『メアリと魔女の花』のスタジオポノックによる「ポノック短編劇場」第一弾ということで、3人の監督による短編アニメーションのオムニバスになっています。3作合わせて1時間ほど。
監督は3人ともジブリ作品の主要スタッフを務めた経歴がありますが、本作は監督が脚本も務めるショートムービーとそれぞれの作家性が出やすい企画になっており、スタジオポノックの見本市的な位置付けでしょうか。
以下面白かった順に感想を書いていきます。
「透明人間」
★★★★★★★★☆☆ 8/10
映像的な面白さが抜群で、これを観るためだけでも劇場に足を運ぶ価値があるのではないでしょうか。
透明人間というのも古典的な題材ですが、本作ではさらに「重さ」も無いというアイディアが追加されており、その設定を活かした動きの表現や、画面構成、アクションなど、とにかく見ていて気持ちいい。
どういう仕組みですか、とツッコミたくなる所はあるものの、空気のように姿も見えず重さもない存在というのは現代社会の寓意とも取れます。映像のためだけの設定でなく物語的にも深みを持たせることに成功していますね。ショートムービーとして非常にうまい題材と構成になっていると思います。
パッと見こそ他の2作のようなジブリっぽさはないですが、動きの面白さや画面構成の巧みさなどは実は最も「古き良きジブリ」のスピリッツを体現しているように感じます。
「カニーニとカニーノ」
★★★★★★☆☆☆☆ 6/10
擬人化したカニのフレンズの兄妹が父を探して大冒険するという、いかにもなジブリっぽさを前面に押し出した作品。
「アリエッティ」みたいだなーと思ったら監督がまさに「アリエッティ」の人でした。こういうのが好きなんでしょうかね。
ストーリー的にも演出的にも想像通りと言った所で、でかい魚のシーンなどそれなりに楽しめはするものの、今更こういう作品を再生産する意義はなんだろうかと思わずにはいられません。
一番良かったのは水のCGでしょうか。清流の波の表現が凄い綺麗で、CGもここまで来たかと思わせます。が、実写に近すぎてアニメとなじみづらいという痛し痒しな点も。

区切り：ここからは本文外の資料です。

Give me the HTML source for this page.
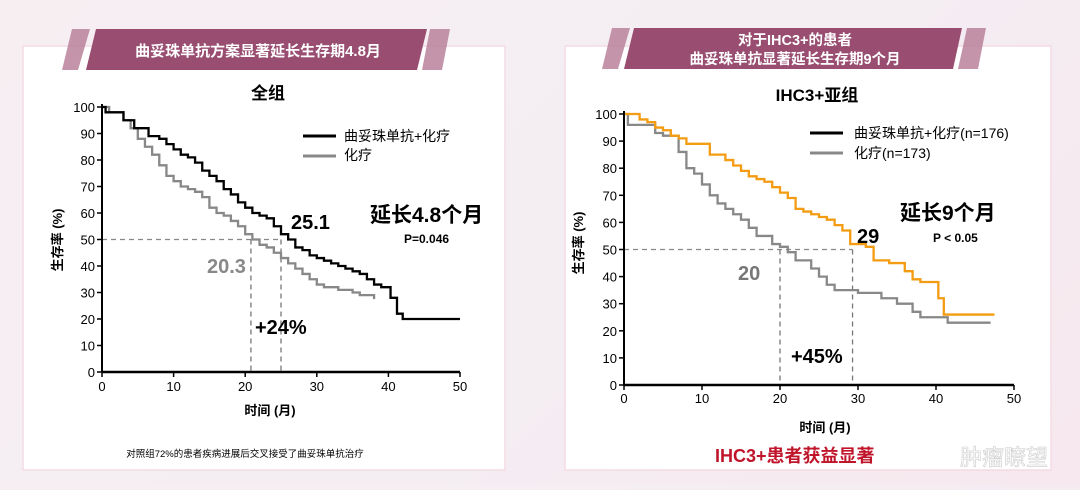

あとなぜか擬人化されてないカニのままのカニが登場したんですが、設定が謎すぎて怖い。
「サムライエッグ」
★★★★★☆☆☆☆☆ 5/10
卵アレルギーの少年のお話。
尺が長ければもう少し掘り下げたり出来てドキュメンタリー的な良さが出たかもしれませんが、こう短いとただの教材アニメのようで、ちょっと劇場でお金を払って見るタイプの作品にはなっていないと思います。
アレルギーを持ったお子さんやその保護者の方は大変だろうとは思いますが、それとこれとはまた別の話なので。
まとめ
スタジオポノックは元ジブリのスタッフが中心となって設立され、どうしてもその幻影を追ってしまうのかも知れませんが、結局最もジブリっぽくない「透明人間」が一番(というか唯一)面白いというのは皮肉なものです。
しかし一本の長編を作らず3人の監督のオムニバスにしたのは、作品の幅を狭めず観客の反応を見たいという意図もあったはずで、その試みは成功したとも言えます。
今回のオムニバスでは、ショートムービーでエンターテイメントとして成立させる構成力や映像的にも山下明彦監督の「透明人間」が一人勝ち状態と言っていいでしょう。タッチも劇画調でキッズ・ファミリー向けでもないですが、次に長編やるならぜひこの方向でお願いしたいですね。
スタジオポノックがカニカマ専門店ではなくカニ専門店として観客を楽しませてくれるようになることを期待したいと思います。